=== Supplied information ===

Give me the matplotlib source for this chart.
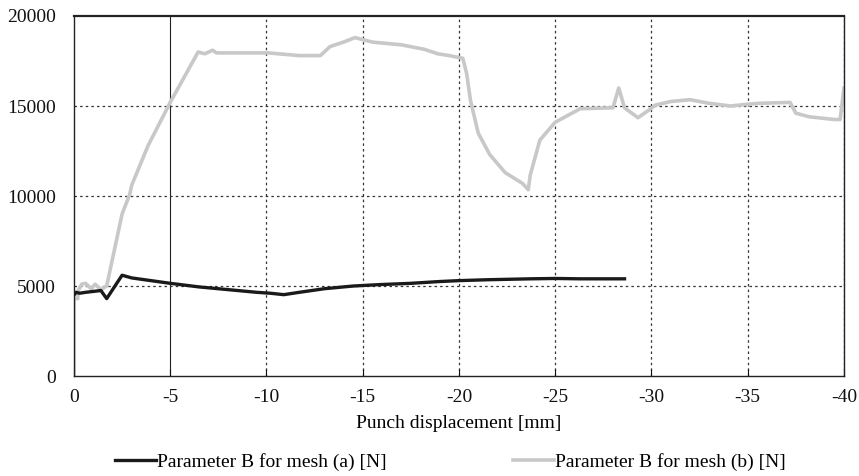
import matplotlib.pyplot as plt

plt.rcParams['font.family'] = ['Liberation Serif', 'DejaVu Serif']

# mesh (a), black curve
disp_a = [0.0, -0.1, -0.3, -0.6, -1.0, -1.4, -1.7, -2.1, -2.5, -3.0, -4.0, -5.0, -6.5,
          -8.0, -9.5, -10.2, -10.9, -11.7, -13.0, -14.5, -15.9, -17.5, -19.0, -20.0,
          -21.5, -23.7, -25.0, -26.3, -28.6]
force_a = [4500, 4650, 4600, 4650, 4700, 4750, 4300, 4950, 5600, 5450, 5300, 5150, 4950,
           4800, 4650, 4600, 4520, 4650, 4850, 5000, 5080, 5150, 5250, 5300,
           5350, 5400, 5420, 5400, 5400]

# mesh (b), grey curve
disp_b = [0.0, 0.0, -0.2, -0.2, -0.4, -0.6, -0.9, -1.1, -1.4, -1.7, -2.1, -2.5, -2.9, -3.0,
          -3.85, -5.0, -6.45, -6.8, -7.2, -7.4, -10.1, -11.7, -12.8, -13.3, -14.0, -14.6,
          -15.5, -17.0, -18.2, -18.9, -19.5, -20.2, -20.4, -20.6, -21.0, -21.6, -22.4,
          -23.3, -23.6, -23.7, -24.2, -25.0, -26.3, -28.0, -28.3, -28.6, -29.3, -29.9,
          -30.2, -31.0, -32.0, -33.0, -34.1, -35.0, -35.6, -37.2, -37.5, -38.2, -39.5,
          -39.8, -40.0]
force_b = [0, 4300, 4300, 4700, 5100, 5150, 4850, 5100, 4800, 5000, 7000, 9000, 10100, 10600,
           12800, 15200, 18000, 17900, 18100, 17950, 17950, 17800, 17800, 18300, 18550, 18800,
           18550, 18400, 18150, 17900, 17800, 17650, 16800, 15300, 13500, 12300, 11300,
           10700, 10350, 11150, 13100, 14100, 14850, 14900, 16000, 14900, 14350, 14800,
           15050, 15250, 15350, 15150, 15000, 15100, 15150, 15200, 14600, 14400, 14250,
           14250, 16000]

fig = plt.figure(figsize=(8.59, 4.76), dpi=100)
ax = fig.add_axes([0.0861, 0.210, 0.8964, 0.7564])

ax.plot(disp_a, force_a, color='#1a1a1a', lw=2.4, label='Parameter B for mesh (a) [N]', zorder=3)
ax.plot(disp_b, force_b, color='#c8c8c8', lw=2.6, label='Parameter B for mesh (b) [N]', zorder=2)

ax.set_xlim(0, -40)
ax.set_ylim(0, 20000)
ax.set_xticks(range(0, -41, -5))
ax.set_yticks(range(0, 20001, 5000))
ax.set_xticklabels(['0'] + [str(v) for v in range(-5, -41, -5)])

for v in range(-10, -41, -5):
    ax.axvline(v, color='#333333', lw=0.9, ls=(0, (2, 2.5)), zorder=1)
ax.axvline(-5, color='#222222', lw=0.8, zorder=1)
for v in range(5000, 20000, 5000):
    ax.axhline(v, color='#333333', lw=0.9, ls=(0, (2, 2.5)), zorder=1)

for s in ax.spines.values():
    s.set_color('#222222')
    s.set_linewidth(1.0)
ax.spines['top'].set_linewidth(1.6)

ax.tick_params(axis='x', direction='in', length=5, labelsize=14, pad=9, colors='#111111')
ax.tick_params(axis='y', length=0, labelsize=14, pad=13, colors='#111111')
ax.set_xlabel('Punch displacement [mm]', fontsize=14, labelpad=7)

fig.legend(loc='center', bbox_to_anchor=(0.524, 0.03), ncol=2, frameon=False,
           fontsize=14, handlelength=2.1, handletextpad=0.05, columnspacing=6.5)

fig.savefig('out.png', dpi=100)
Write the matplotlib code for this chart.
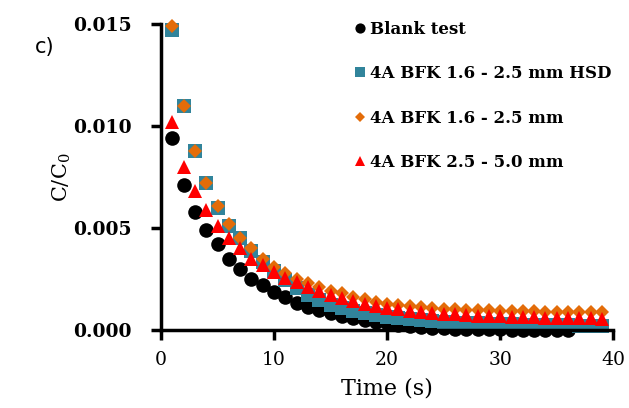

===

### Your instructions
Print every entry above again without changing a word, and omit the pictures.

### Written solution
Give me the matplotlib source for this chart.
import matplotlib.pyplot as plt

plt.rcParams['font.family'] = ['Liberation Serif', 'DejaVu Serif']

# mesh (a), black curve
disp_a = [0.0, -0.1, -0.3, -0.6, -1.0, -1.4, -1.7, -2.1, -2.5, -3.0, -4.0, -5.0, -6.5,
          -8.0, -9.5, -10.2, -10.9, -11.7, -13.0, -14.5, -15.9, -17.5, -19.0, -20.0,
          -21.5, -23.7, -25.0, -26.3, -28.6]
force_a = [4500, 4650, 4600, 4650, 4700, 4750, 4300, 4950, 5600, 5450, 5300, 5150, 4950,
           4800, 4650, 4600, 4520, 4650, 4850, 5000, 5080, 5150, 5250, 5300,
           5350, 5400, 5420, 5400, 5400]

# mesh (b), grey curve
disp_b = [0.0, 0.0, -0.2, -0.2, -0.4, -0.6, -0.9, -1.1, -1.4, -1.7, -2.1, -2.5, -2.9, -3.0,
          -3.85, -5.0, -6.45, -6.8, -7.2, -7.4, -10.1, -11.7, -12.8, -13.3, -14.0, -14.6,
          -15.5, -17.0, -18.2, -18.9, -19.5, -20.2, -20.4, -20.6, -21.0, -21.6, -22.4,
          -23.3, -23.6, -23.7, -24.2, -25.0, -26.3, -28.0, -28.3, -28.6, -29.3, -29.9,
          -30.2, -31.0, -32.0, -33.0, -34.1, -35.0, -35.6, -37.2, -37.5, -38.2, -39.5,
          -39.8, -40.0]
force_b = [0, 4300, 4300, 4700, 5100, 5150, 4850, 5100, 4800, 5000, 7000, 9000, 10100, 10600,
           12800, 15200, 18000, 17900, 18100, 17950, 17950, 17800, 17800, 18300, 18550, 18800,
           18550, 18400, 18150, 17900, 17800, 17650, 16800, 15300, 13500, 12300, 11300,
           10700, 10350, 11150, 13100, 14100, 14850, 14900, 16000, 14900, 14350, 14800,
           15050, 15250, 15350, 15150, 15000, 15100, 15150, 15200, 14600, 14400, 14250,
           14250, 16000]

fig = plt.figure(figsize=(8.59, 4.76), dpi=100)
ax = fig.add_axes([0.0861, 0.210, 0.8964, 0.7564])

ax.plot(disp_a, force_a, color='#1a1a1a', lw=2.4, label='Parameter B for mesh (a) [N]', zorder=3)
ax.plot(disp_b, force_b, color='#c8c8c8', lw=2.6, label='Parameter B for mesh (b) [N]', zorder=2)

ax.set_xlim(0, -40)
ax.set_ylim(0, 20000)
ax.set_xticks(range(0, -41, -5))
ax.set_yticks(range(0, 20001, 5000))
ax.set_xticklabels(['0'] + [str(v) for v in range(-5, -41, -5)])

for v in range(-10, -41, -5):
    ax.axvline(v, color='#333333', lw=0.9, ls=(0, (2, 2.5)), zorder=1)
ax.axvline(-5, color='#222222', lw=0.8, zorder=1)
for v in range(5000, 20000, 5000):
    ax.axhline(v, color='#333333', lw=0.9, ls=(0, (2, 2.5)), zorder=1)

for s in ax.spines.values():
    s.set_color('#222222')
    s.set_linewidth(1.0)
ax.spines['top'].set_linewidth(1.6)

ax.tick_params(axis='x', direction='in', length=5, labelsize=14, pad=9, colors='#111111')
ax.tick_params(axis='y', length=0, labelsize=14, pad=13, colors='#111111')
ax.set_xlabel('Punch displacement [mm]', fontsize=14, labelpad=7)

fig.legend(loc='center', bbox_to_anchor=(0.524, 0.03), ncol=2, frameon=False,
           fontsize=14, handlelength=2.1, handletextpad=0.05, columnspacing=6.5)

fig.savefig('out.png', dpi=100)
Write the matplotlib code for this chart.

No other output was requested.